I am working on my data set kind of prediction and I am pretty confused with Backward Feature Elimination. My data set has 1140 records, and 33 attributes, 3 attributes are integers and others are strings. I perform linear correlation on my data set and use correlation filter with the threshold value 0.36 and eliminated 4 attributes(2 attributes are strings, 2 are integers) columns, then I use Backward Feature Elimination, with Backward Feature Elimination Start, cross-validation, Backward Feature Elimination End and Backward Feature Elimination Filter. In my dataset class column is Alco, which represents does student take alcohol in large amounts, that attribute has two values (P - positive and N - negative), in cross-validation, in fact in X - Partitioner I used Random sampling, and once I also used stratified sampling with class column Alco, then in Decision Tree Lerner I used class column Alco (goal is to make a prediction whether students could become alcohol addict because in classification only one index can be predicted I used my class column Alco) than in quality measure I used Gini index, in pruning method MDL, also checked Reduced error pruning, Min number records per node 2, then Min number to store for view 10,000, then checked Average split point, then the number of threads 4, then checked skip nominal columns without domain information, then checked Binary nominal points, #Max nominal 10, and lastly checked Filter invalid attribute values in child nodes. I do not change anything in Decision Tree Predictor, but in X-Aggregator in target column, I choose Alco and in the predicted column, I choose predicted(Alco), also in Backward Feature Elimination End I choose target column Alco and predicted column predicted(alco). Finally, after loop finished I have got in Backward Feature Elimination Filter 23 outputs of error 0.066, and two outputs with error value 0.076 and one output with error 0.067 and also one output with error 0.069.
My questions are:
1. In Backward Feature Elimination Filter I am confused with this error values. What does this error represent?
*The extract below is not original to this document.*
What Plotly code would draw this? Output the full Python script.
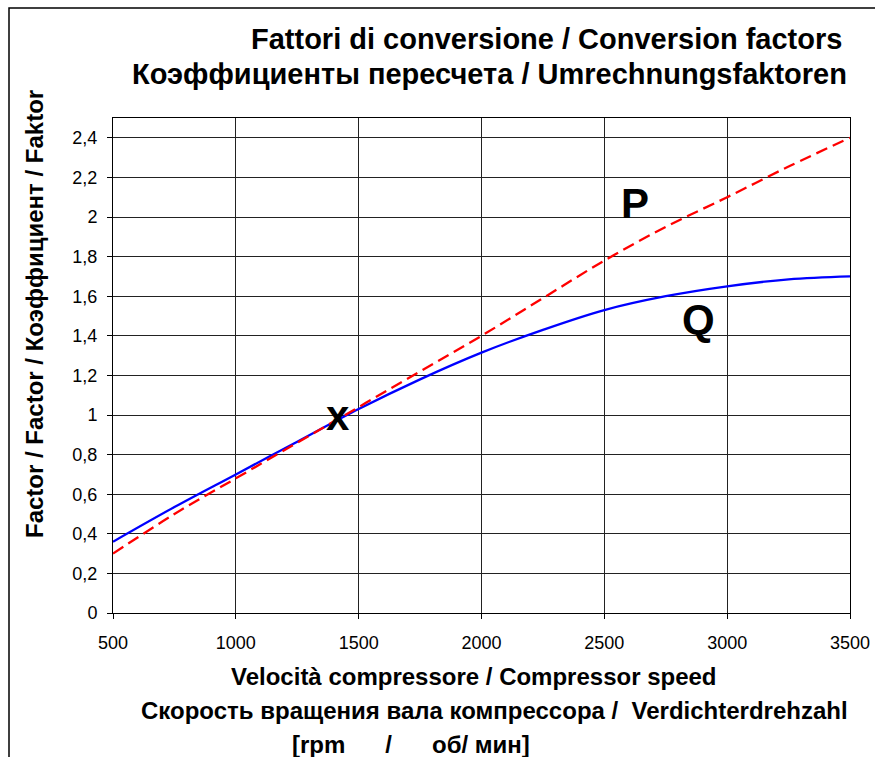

2. Is this error in Backward Feature Filter same as the error in cross-validation?
3. I have got several features with the same error 0.066 but the number of columns changes for the same error value, how to decide the number of features to choose? Do I need to use random forest with all possible outcomes for error value 0.066 and then pick the best one? for example, I have got an error with value 0.66 and no of features 3 and the same error but no of features 25, how I can decide which the number of features to
4. May somebody explain to me how cross-validation works with Backward Elimination Start and Backward Elimination End?
5. May I see trees with this particular errors from Backward Feature Elimination Filter??
6. After Backward Elimination Feature I want to use Random Forest Algorithm to build the best accuracy tree, do I need to use random forest learner and predictor together or I can use again cross-validation on my features selected from Backward Feature Filter?
7. Does cross-validation represent the random forest algorithm?
I provide links for two images one of my network and the second of my Backward Elimination Filter dialog.
Thank you in advance,
does this article help you?
If not please let me know, then I will try to answer the remaining questions.
You should know that correlation filter is only usefull to numeric features. You can not to use categorical variables to feed a correlation filter. If you want to know if a categorical variables have a relation, you must to use chi-square test that is in crosstab node.